Bourgeois also expressed his belief that Aymond, who earlier in his career worked with Davidson at St. John and lived near him at Notre Dame Seminary, failed to capitalize on opportunities to intervene and put a stop to the abuse. Aymond vehemently denied that was true, saying he didn’t learn until decades later that Bourgeois had been abused or he otherwise would have acted against Davidson.

Another Davidson victim who was a former priest later told WWL-TV and the newspaper that he informed Aymond of his abuse back in 1989. Aymond, then a high-ranking priest in charge of Notre Dame Seminary, said he reported those claims immediately to the archbishop at the time but had no power to act further.

Since then, Bourgeois has staged protests outside both the archdiocese’s Walmsley Avenue headquarters and St.
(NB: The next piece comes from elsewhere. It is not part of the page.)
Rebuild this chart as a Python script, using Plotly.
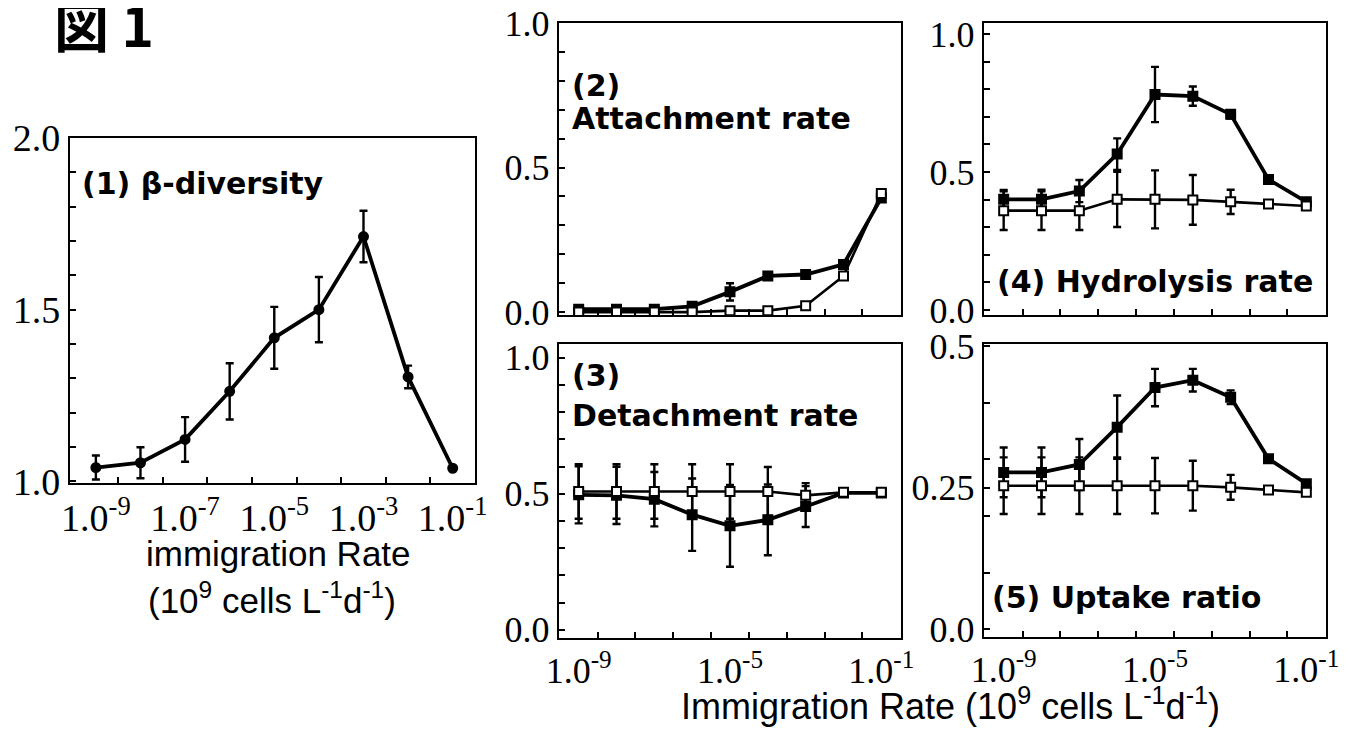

Louis Cathedral, the Church’s spiritual home in New Orleans.

He often would hold a sign reading “Aymond must go” and question the archbishop’s sincerity in coming clean about the true number of clergy molesters who have worked in New Orleans, saying the clerical abuse list was incomplete. 

He has also criticized the archdiocese’s decision to file for Chapter 11 bankruptcy protection in May, arguing the choice primarily had to do with indefinitely halting lawsuits which were producing embarrassing disclosures. 

The archdiocese has said it needed to file for bankruptcy because its finances had been strained by the cost of litigating clerical abuse cases as well as shutdowns associated with the coronavirus pandemic.

Bourgeois — a licensed clinical social worker by trade — on Wednesday said those differences are in the past. Last month, they met over two hours for “lunch and … frank conversation” and pledged to continue the dialogue moving forward.

"We agree on far more than we disagree on," Aymond said.